Risk Category Grade Justification
Supply Risk Low Highly competitive market with numerous global, national, and boutique providers.
Price Volatility Medium Contingency-fee models link cost to value, but the percentage and final value can vary.
ESG Scrutiny High Incentive deals face intense public scrutiny. Failure to meet ESG commitments tied to incentives can trigger clawbacks and cause significant reputational damage.
Geopolitical Risk Medium National industrial policies and global tax agreements (Pillar Two) can rapidly alter the value and viability of incentive strategies.
Technology Obsolescence Low This is a high-touch, expertise-driven service. Technology is an enabler (analytics), not a core component at risk of obsolescence.

Actionable Sourcing Recommendations

  1. For our upcoming capital projects, issue a competitive RFP to establish a preferred supplier agreement. Mandate a hybrid pricing model with a capped contingency fee (target ≤10% of NPV), pre-defined hourly rates for compliance work, and a "cost-of-failure" clause where no success fee is paid if minimum incentive targets are not met. This balances supplier motivation with cost predictability and risk mitigation.

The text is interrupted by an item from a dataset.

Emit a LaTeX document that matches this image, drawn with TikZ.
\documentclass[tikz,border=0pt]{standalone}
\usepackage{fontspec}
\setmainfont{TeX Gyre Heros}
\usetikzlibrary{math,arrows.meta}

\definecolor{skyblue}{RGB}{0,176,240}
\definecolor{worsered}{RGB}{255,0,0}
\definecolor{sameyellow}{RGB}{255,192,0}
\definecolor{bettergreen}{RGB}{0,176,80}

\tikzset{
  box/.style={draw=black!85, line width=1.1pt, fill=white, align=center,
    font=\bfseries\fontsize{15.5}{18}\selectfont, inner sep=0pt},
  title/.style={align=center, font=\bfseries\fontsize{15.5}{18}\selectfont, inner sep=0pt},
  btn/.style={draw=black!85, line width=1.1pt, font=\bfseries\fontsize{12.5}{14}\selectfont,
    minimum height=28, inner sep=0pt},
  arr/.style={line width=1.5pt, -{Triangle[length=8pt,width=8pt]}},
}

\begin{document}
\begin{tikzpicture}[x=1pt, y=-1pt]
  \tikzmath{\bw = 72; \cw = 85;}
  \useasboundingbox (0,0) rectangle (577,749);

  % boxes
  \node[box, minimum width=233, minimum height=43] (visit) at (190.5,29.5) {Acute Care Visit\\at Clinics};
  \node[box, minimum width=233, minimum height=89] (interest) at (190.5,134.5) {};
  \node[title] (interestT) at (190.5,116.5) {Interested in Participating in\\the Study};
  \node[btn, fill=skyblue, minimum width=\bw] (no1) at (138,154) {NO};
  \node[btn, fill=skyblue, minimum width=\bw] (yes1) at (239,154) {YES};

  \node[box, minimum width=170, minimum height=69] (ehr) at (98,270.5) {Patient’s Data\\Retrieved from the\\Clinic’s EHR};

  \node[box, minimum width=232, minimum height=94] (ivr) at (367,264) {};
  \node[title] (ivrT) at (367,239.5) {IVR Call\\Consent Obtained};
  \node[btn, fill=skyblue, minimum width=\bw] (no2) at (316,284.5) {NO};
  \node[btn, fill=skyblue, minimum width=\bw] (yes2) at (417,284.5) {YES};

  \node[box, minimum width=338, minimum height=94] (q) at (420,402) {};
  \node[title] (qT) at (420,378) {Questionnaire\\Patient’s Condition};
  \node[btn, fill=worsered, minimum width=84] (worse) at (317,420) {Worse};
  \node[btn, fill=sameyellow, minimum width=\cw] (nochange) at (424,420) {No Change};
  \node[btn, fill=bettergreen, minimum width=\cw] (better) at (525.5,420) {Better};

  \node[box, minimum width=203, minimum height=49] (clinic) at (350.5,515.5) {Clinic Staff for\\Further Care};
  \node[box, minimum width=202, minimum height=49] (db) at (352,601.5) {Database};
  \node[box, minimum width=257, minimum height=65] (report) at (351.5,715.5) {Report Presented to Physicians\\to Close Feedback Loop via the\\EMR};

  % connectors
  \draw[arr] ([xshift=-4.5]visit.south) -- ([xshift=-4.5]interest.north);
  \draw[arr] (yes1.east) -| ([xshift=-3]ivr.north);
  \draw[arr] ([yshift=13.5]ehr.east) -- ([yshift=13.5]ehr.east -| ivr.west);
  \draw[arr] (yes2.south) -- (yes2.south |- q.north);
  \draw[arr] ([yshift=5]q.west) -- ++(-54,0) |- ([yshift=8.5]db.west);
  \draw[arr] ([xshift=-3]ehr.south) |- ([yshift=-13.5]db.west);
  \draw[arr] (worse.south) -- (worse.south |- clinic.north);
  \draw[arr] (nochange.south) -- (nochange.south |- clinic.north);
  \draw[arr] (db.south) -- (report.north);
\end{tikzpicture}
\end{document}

  2. Require the selected advisor to use a multi-factor decision matrix for site selection, moving beyond headline incentive figures. This matrix must quantify and weight factors including clawback risk, long-term compliance burden, labor availability, and reputational impact. This ensures our final decision is holistic, defensible, and delivers the best risk-adjusted value to the enterprise.